- What to work on -
All lines below must be repeated exactly, with the pictures omitted.

- Source material -
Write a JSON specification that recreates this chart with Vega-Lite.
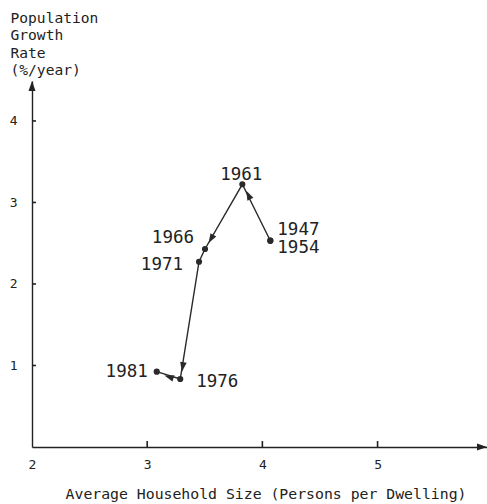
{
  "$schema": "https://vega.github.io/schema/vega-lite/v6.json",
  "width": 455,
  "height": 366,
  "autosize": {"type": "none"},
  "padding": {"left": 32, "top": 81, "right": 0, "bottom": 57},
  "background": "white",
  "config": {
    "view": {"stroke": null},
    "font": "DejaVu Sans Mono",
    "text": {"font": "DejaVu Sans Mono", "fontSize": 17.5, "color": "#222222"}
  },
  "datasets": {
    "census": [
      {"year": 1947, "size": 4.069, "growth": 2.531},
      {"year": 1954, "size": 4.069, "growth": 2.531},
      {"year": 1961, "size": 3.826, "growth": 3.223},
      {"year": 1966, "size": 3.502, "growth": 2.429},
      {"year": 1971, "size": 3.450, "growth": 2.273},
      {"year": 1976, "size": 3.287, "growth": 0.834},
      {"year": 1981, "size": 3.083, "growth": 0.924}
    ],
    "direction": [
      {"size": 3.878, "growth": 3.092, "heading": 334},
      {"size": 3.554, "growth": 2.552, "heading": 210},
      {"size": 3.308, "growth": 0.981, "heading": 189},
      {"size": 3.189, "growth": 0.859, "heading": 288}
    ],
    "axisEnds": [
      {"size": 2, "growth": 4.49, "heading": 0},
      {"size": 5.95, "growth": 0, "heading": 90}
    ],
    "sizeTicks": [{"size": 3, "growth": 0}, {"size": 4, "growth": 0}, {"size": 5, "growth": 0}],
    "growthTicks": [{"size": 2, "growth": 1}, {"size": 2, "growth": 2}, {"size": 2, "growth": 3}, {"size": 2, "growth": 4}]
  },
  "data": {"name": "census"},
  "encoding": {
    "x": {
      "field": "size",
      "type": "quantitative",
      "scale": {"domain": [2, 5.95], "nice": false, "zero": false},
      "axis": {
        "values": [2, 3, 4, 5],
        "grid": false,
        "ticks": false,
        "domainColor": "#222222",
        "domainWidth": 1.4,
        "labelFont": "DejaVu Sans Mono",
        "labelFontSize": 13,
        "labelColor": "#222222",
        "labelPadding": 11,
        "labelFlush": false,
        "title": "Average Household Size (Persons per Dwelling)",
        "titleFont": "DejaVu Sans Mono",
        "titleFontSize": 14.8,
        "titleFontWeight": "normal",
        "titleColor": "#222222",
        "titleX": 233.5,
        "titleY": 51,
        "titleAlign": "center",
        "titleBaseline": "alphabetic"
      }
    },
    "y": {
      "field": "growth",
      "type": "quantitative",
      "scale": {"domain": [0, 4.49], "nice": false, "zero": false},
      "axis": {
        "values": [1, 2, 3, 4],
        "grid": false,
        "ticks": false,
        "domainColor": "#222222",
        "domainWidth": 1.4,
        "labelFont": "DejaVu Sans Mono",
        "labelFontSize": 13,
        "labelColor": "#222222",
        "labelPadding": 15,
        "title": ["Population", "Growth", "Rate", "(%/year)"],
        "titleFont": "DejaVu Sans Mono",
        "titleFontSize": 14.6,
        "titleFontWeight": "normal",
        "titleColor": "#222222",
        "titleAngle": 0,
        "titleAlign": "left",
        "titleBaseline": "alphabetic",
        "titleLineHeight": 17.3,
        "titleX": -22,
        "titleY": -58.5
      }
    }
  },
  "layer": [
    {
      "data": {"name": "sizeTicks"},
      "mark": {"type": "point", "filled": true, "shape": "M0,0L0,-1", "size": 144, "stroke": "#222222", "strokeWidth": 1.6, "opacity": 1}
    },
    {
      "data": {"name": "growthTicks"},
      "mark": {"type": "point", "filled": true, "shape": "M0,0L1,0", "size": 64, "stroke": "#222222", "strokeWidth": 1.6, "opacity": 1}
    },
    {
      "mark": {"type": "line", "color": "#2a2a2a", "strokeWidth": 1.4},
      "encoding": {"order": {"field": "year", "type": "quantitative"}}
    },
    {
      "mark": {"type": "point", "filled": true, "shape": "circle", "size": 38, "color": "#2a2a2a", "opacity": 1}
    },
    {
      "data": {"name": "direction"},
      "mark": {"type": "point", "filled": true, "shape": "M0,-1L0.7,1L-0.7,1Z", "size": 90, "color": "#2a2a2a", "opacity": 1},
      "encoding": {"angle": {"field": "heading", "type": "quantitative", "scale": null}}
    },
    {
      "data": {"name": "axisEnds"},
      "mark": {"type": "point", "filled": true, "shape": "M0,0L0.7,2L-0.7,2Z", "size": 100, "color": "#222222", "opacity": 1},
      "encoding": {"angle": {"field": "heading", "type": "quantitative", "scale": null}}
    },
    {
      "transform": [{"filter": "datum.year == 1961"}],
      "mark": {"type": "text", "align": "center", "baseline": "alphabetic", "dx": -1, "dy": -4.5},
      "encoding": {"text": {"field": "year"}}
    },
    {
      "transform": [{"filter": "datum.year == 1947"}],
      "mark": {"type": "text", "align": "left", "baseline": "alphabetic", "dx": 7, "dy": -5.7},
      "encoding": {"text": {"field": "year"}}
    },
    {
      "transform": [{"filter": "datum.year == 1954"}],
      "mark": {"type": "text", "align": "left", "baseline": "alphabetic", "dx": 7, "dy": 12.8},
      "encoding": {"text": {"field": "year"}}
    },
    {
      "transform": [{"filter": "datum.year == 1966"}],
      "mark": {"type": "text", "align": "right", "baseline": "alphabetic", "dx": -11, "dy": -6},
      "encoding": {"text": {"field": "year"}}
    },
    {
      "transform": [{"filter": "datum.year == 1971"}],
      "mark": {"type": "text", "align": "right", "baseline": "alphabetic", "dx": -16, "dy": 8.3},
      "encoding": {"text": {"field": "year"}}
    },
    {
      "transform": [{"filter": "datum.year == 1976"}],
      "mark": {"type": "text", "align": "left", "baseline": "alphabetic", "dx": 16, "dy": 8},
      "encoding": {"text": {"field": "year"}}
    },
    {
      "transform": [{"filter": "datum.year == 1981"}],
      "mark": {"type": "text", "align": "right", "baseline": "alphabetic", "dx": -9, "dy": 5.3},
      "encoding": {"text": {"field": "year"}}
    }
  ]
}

- Expected answer -
Write a JSON specification that recreates this chart with Vega-Lite.
{
  "$schema": "https://vega.github.io/schema/vega-lite/v6.json",
  "width": 455,
  "height": 366,
  "autosize": {"type": "none"},
  "padding": {"left": 32, "top": 81, "right": 0, "bottom": 57},
  "background": "white",
  "config": {
    "view": {"stroke": null},
    "font": "DejaVu Sans Mono",
    "text": {"font": "DejaVu Sans Mono", "fontSize": 17.5, "color": "#222222"}
  },
  "datasets": {
    "census": [
      {"year": 1947, "size": 4.069, "growth": 2.531},
      {"year": 1954, "size": 4.069, "growth": 2.531},
      {"year": 1961, "size": 3.826, "growth": 3.223},
      {"year": 1966, "size": 3.502, "growth": 2.429},
      {"year": 1971, "size": 3.450, "growth": 2.273},
      {"year": 1976, "size": 3.287, "growth": 0.834},
      {"year": 1981, "size": 3.083, "growth": 0.924}
    ],
    "direction": [
      {"size": 3.878, "growth": 3.092, "heading": 334},
      {"size": 3.554, "growth": 2.552, "heading": 210},
      {"size": 3.308, "growth": 0.981, "heading": 189},
      {"size": 3.189, "growth": 0.859, "heading": 288}
    ],
    "axisEnds": [
      {"size": 2, "growth": 4.49, "heading": 0},
      {"size": 5.95, "growth": 0, "heading": 90}
    ],
    "sizeTicks": [{"size": 3, "growth": 0}, {"size": 4, "growth": 0}, {"size": 5, "growth": 0}],
    "growthTicks": [{"size": 2, "growth": 1}, {"size": 2, "growth": 2}, {"size": 2, "growth": 3}, {"size": 2, "growth": 4}]
  },
  "data": {"name": "census"},
  "encoding": {
    "x": {
      "field": "size",
      "type": "quantitative",
      "scale": {"domain": [2, 5.95], "nice": false, "zero": false},
      "axis": {
        "values": [2, 3, 4, 5],
        "grid": false,
        "ticks": false,
        "domainColor": "#222222",
        "domainWidth": 1.4,
        "labelFont": "DejaVu Sans Mono",
        "labelFontSize": 13,
        "labelColor": "#222222",
        "labelPadding": 11,
        "labelFlush": false,
        "title": "Average Household Size (Persons per Dwelling)",
        "titleFont": "DejaVu Sans Mono",
        "titleFontSize": 14.8,
        "titleFontWeight": "normal",
        "titleColor": "#222222",
        "titleX": 233.5,
        "titleY": 51,
        "titleAlign": "center",
        "titleBaseline": "alphabetic"
      }
    },
    "y": {
      "field": "growth",
      "type": "quantitative",
      "scale": {"domain": [0, 4.49], "nice": false, "zero": false},
      "axis": {
        "values": [1, 2, 3, 4],
        "grid": false,
        "ticks": false,
        "domainColor": "#222222",
        "domainWidth": 1.4,
        "labelFont": "DejaVu Sans Mono",
        "labelFontSize": 13,
        "labelColor": "#222222",
        "labelPadding": 15,
        "title": ["Population", "Growth", "Rate", "(%/year)"],
        "titleFont": "DejaVu Sans Mono",
        "titleFontSize": 14.6,
        "titleFontWeight": "normal",
        "titleColor": "#222222",
        "titleAngle": 0,
        "titleAlign": "left",
        "titleBaseline": "alphabetic",
        "titleLineHeight": 17.3,
        "titleX": -22,
        "titleY": -58.5
      }
    }
  },
  "layer": [
    {
      "data": {"name": "sizeTicks"},
      "mark": {"type": "point", "filled": true, "shape": "M0,0L0,-1", "size": 144, "stroke": "#222222", "strokeWidth": 1.6, "opacity": 1}
    },
    {
      "data": {"name": "growthTicks"},
      "mark": {"type": "point", "filled": true, "shape": "M0,0L1,0", "size": 64, "stroke": "#222222", "strokeWidth": 1.6, "opacity": 1}
    },
    {
      "mark": {"type": "line", "color": "#2a2a2a", "strokeWidth": 1.4},
      "encoding": {"order": {"field": "year", "type": "quantitative"}}
    },
    {
      "mark": {"type": "point", "filled": true, "shape": "circle", "size": 38, "color": "#2a2a2a", "opacity": 1}
    },
    {
      "data": {"name": "direction"},
      "mark": {"type": "point", "filled": true, "shape": "M0,-1L0.7,1L-0.7,1Z", "size": 90, "color": "#2a2a2a", "opacity": 1},
      "encoding": {"angle": {"field": "heading", "type": "quantitative", "scale": null}}
    },
    {
      "data": {"name": "axisEnds"},
      "mark": {"type": "point", "filled": true, "shape": "M0,0L0.7,2L-0.7,2Z", "size": 100, "color": "#222222", "opacity": 1},
      "encoding": {"angle": {"field": "heading", "type": "quantitative", "scale": null}}
    },
    {
      "transform": [{"filter": "datum.year == 1961"}],
      "mark": {"type": "text", "align": "center", "baseline": "alphabetic", "dx": -1, "dy": -4.5},
      "encoding": {"text": {"field": "year"}}
    },
    {
      "transform": [{"filter": "datum.year == 1947"}],
      "mark": {"type": "text", "align": "left", "baseline": "alphabetic", "dx": 7, "dy": -5.7},
      "encoding": {"text": {"field": "year"}}
    },
    {
      "transform": [{"filter": "datum.year == 1954"}],
      "mark": {"type": "text", "align": "left", "baseline": "alphabetic", "dx": 7, "dy": 12.8},
      "encoding": {"text": {"field": "year"}}
    },
    {
      "transform": [{"filter": "datum.year == 1966"}],
      "mark": {"type": "text", "align": "right", "baseline": "alphabetic", "dx": -11, "dy": -6},
      "encoding": {"text": {"field": "year"}}
    },
    {
      "transform": [{"filter": "datum.year == 1971"}],
      "mark": {"type": "text", "align": "right", "baseline": "alphabetic", "dx": -16, "dy": 8.3},
      "encoding": {"text": {"field": "year"}}
    },
    {
      "transform": [{"filter": "datum.year == 1976"}],
      "mark": {"type": "text", "align": "left", "baseline": "alphabetic", "dx": 16, "dy": 8},
      "encoding": {"text": {"field": "year"}}
    },
    {
      "transform": [{"filter": "datum.year == 1981"}],
      "mark": {"type": "text", "align": "right", "baseline": "alphabetic", "dx": -9, "dy": 5.3},
      "encoding": {"text": {"field": "year"}}
    }
  ]
}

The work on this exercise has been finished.